** Description of the task **
Output all the data exactly. Pictures do not belong in the copy.

** Excerpted data **
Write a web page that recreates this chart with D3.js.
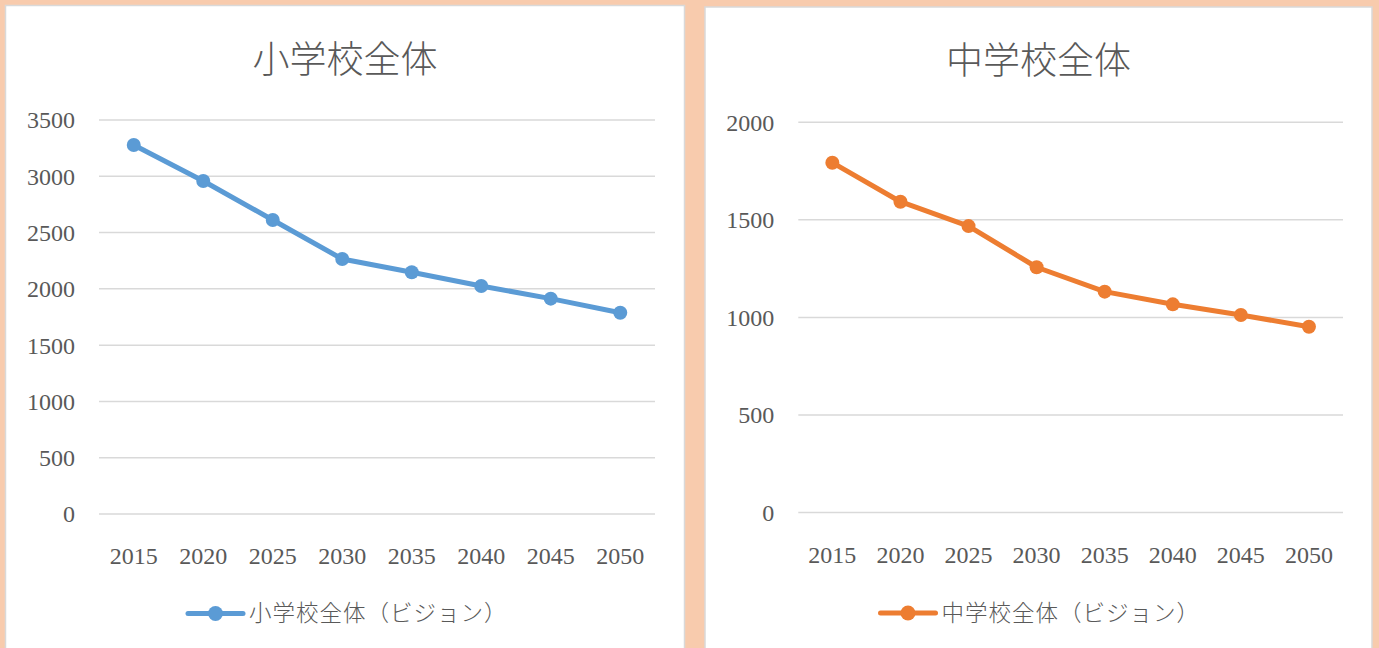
<!DOCTYPE html>
<html lang="ja">
  <head>
    <meta charset="UTF-8" />
    <title>小学校・中学校全体</title>
    <script src="https://d3js.org/d3.v7.min.js"></script>
    <style>
      body {
        margin: 0;
        background: #f8cbad;
      }
      svg text {
        font-family: "Liberation Serif", "Noto Sans CJK JP", serif;
        fill: #595959;
      }
    </style>
  </head>
  <body>
    <svg width="1379" height="648"></svg>
    <script>
      // data
      const years = ["2015", "2020", "2025", "2030", "2035", "2040", "2045", "2050"];
      const elementary = [3278, 2958, 2612, 2265, 2147, 2025, 1913, 1788];
      const juniorHigh = [1793, 1593, 1468, 1257, 1132, 1067, 1012, 952];
      const elementaryTicks = [0, 500, 1000, 1500, 2000, 2500, 3000, 3500];
      const juniorHighTicks = [0, 500, 1000, 1500, 2000];

      const svg = d3.select("svg");

      // one chart panel
      function drawPanel(opt) {
        const g = svg.append("g").attr("transform", `translate(${opt.x},${opt.y})`);

        g.append("rect")
          .attr("width", opt.w)
          .attr("height", opt.h)
          .attr("fill", "white")
          .attr("stroke", "#d9d9d9")
          .attr("stroke-width", 1.5);

        g.append("text")
          .attr("x", opt.w / 2)
          .attr("y", 67)
          .attr("text-anchor", "middle")
          .style("font-family", "'Noto Sans CJK JP'")
          .style("font-size", "37px")
          .style("font-weight", 300)
          .text(opt.title);

        const x = d3.scalePoint().domain(years).range([opt.left, opt.right]).padding(0.5);
        const y = d3.scaleLinear().domain([0, opt.max]).range([opt.bottom, opt.top]);

        // gridlines
        g.append("g")
          .selectAll("line")
          .data(opt.ticks)
          .join("line")
          .attr("x1", opt.left)
          .attr("x2", opt.right)
          .attr("y1", (d) => y(d))
          .attr("y2", (d) => y(d))
          .attr("stroke", "#d9d9d9")
          .attr("stroke-width", 1.5);

        // y labels
        g.append("g")
          .selectAll("text")
          .data(opt.ticks)
          .join("text")
          .attr("x", opt.left - 24)
          .attr("y", (d) => y(d))
          .attr("dy", "0.35em")
          .attr("text-anchor", "end")
          .style("font-size", "24px")
          .text((d) => d);

        // x labels
        g.append("g")
          .selectAll("text")
          .data(years)
          .join("text")
          .attr("x", (d) => x(d))
          .attr("y", opt.bottom + 42)
          .attr("dy", "0.35em")
          .attr("text-anchor", "middle")
          .style("font-size", "24px")
          .text((d) => d);

        const line = d3
          .line()
          .x((d, i) => x(years[i]))
          .y((d) => y(d));

        g.append("path")
          .datum(opt.values)
          .attr("d", line)
          .attr("fill", "none")
          .attr("stroke", opt.color)
          .attr("stroke-width", 5)
          .attr("stroke-linejoin", "round");

        g.append("g")
          .selectAll("circle")
          .data(opt.values)
          .join("circle")
          .attr("cx", (d, i) => x(years[i]))
          .attr("cy", (d) => y(d))
          .attr("r", 7)
          .attr("fill", opt.color);

        // legend
        const lg = g.append("g").attr("transform", `translate(${opt.legendX},${opt.legendY})`);
        lg.append("line")
          .attr("x1", 0)
          .attr("x2", 55)
          .attr("stroke", opt.color)
          .attr("stroke-width", 5)
          .attr("stroke-linecap", "round");
        lg.append("circle").attr("cx", 27.5).attr("r", 7.5).attr("fill", opt.color);
        lg.append("text")
          .attr("x", 61)
          .attr("dy", "0.35em")
          .style("font-family", "'Noto Sans CJK JP'")
          .style("font-size", "22.5px")
          .style("font-weight", 300)
          .style("letter-spacing", "1px")
          .text(opt.legend);
      }

      drawPanel({
        x: 5.5, y: 5.5, w: 679, h: 660,
        left: 93.5, right: 649.5, top: 114.5, bottom: 508.5,
        max: 3500, ticks: elementaryTicks, values: elementary,
        color: "#5b9bd5", title: "小学校全体", legend: "小学校全体（ビジョン）",
        legendX: 182.5, legendY: 608
      });

      drawPanel({
        x: 705, y: 7, w: 667, h: 660,
        left: 93.3, right: 638, top: 115.3, bottom: 505.5,
        max: 2000, ticks: juniorHighTicks, values: juniorHigh,
        color: "#ed7d31", title: "中学校全体", legend: "中学校全体（ビジョン）",
        legendX: 175.5, legendY: 606
      });
    </script>
  </body>
</html>
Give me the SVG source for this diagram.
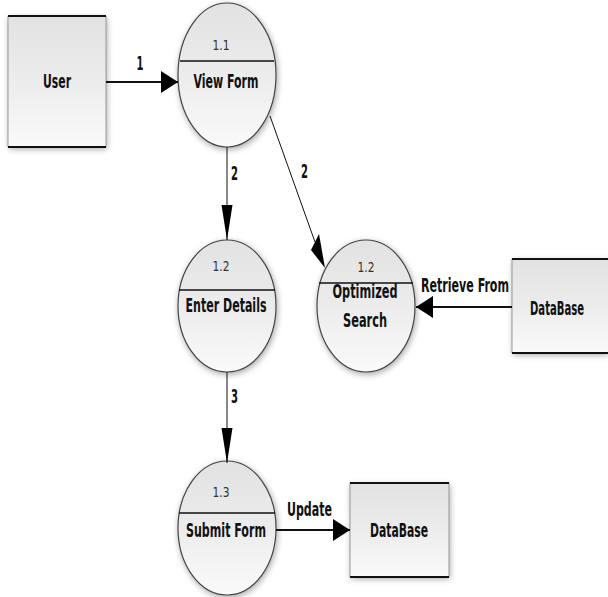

** Result for this task **
Write a web page that recreates this chart with D3.js.
<!DOCTYPE html>
<html lang="ja">
  <head>
    <meta charset="UTF-8" />
    <title>小学校・中学校全体</title>
    <script src="https://d3js.org/d3.v7.min.js"></script>
    <style>
      body {
        margin: 0;
        background: #f8cbad;
      }
      svg text {
        font-family: "Liberation Serif", "Noto Sans CJK JP", serif;
        fill: #595959;
      }
    </style>
  </head>
  <body>
    <svg width="1379" height="648"></svg>
    <script>
      // data
      const years = ["2015", "2020", "2025", "2030", "2035", "2040", "2045", "2050"];
      const elementary = [3278, 2958, 2612, 2265, 2147, 2025, 1913, 1788];
      const juniorHigh = [1793, 1593, 1468, 1257, 1132, 1067, 1012, 952];
      const elementaryTicks = [0, 500, 1000, 1500, 2000, 2500, 3000, 3500];
      const juniorHighTicks = [0, 500, 1000, 1500, 2000];

      const svg = d3.select("svg");

      // one chart panel
      function drawPanel(opt) {
        const g = svg.append("g").attr("transform", `translate(${opt.x},${opt.y})`);

        g.append("rect")
          .attr("width", opt.w)
          .attr("height", opt.h)
          .attr("fill", "white")
          .attr("stroke", "#d9d9d9")
          .attr("stroke-width", 1.5);

        g.append("text")
          .attr("x", opt.w / 2)
          .attr("y", 67)
          .attr("text-anchor", "middle")
          .style("font-family", "'Noto Sans CJK JP'")
          .style("font-size", "37px")
          .style("font-weight", 300)
          .text(opt.title);

        const x = d3.scalePoint().domain(years).range([opt.left, opt.right]).padding(0.5);
        const y = d3.scaleLinear().domain([0, opt.max]).range([opt.bottom, opt.top]);

        // gridlines
        g.append("g")
          .selectAll("line")
          .data(opt.ticks)
          .join("line")
          .attr("x1", opt.left)
          .attr("x2", opt.right)
          .attr("y1", (d) => y(d))
          .attr("y2", (d) => y(d))
          .attr("stroke", "#d9d9d9")
          .attr("stroke-width", 1.5);

        // y labels
        g.append("g")
          .selectAll("text")
          .data(opt.ticks)
          .join("text")
          .attr("x", opt.left - 24)
          .attr("y", (d) => y(d))
          .attr("dy", "0.35em")
          .attr("text-anchor", "end")
          .style("font-size", "24px")
          .text((d) => d);

        // x labels
        g.append("g")
          .selectAll("text")
          .data(years)
          .join("text")
          .attr("x", (d) => x(d))
          .attr("y", opt.bottom + 42)
          .attr("dy", "0.35em")
          .attr("text-anchor", "middle")
          .style("font-size", "24px")
          .text((d) => d);

        const line = d3
          .line()
          .x((d, i) => x(years[i]))
          .y((d) => y(d));

        g.append("path")
          .datum(opt.values)
          .attr("d", line)
          .attr("fill", "none")
          .attr("stroke", opt.color)
          .attr("stroke-width", 5)
          .attr("stroke-linejoin", "round");

        g.append("g")
          .selectAll("circle")
          .data(opt.values)
          .join("circle")
          .attr("cx", (d, i) => x(years[i]))
          .attr("cy", (d) => y(d))
          .attr("r", 7)
          .attr("fill", opt.color);

        // legend
        const lg = g.append("g").attr("transform", `translate(${opt.legendX},${opt.legendY})`);
        lg.append("line")
          .attr("x1", 0)
          .attr("x2", 55)
          .attr("stroke", opt.color)
          .attr("stroke-width", 5)
          .attr("stroke-linecap", "round");
        lg.append("circle").attr("cx", 27.5).attr("r", 7.5).attr("fill", opt.color);
        lg.append("text")
          .attr("x", 61)
          .attr("dy", "0.35em")
          .style("font-family", "'Noto Sans CJK JP'")
          .style("font-size", "22.5px")
          .style("font-weight", 300)
          .style("letter-spacing", "1px")
          .text(opt.legend);
      }

      drawPanel({
        x: 5.5, y: 5.5, w: 679, h: 660,
        left: 93.5, right: 649.5, top: 114.5, bottom: 508.5,
        max: 3500, ticks: elementaryTicks, values: elementary,
        color: "#5b9bd5", title: "小学校全体", legend: "小学校全体（ビジョン）",
        legendX: 182.5, legendY: 608
      });

      drawPanel({
        x: 705, y: 7, w: 667, h: 660,
        left: 93.3, right: 638, top: 115.3, bottom: 505.5,
        max: 2000, ticks: juniorHighTicks, values: juniorHigh,
        color: "#ed7d31", title: "中学校全体", legend: "中学校全体（ビジョン）",
        legendX: 175.5, legendY: 606
      });
    </script>
  </body>
</html>
Give me the SVG source for this diagram.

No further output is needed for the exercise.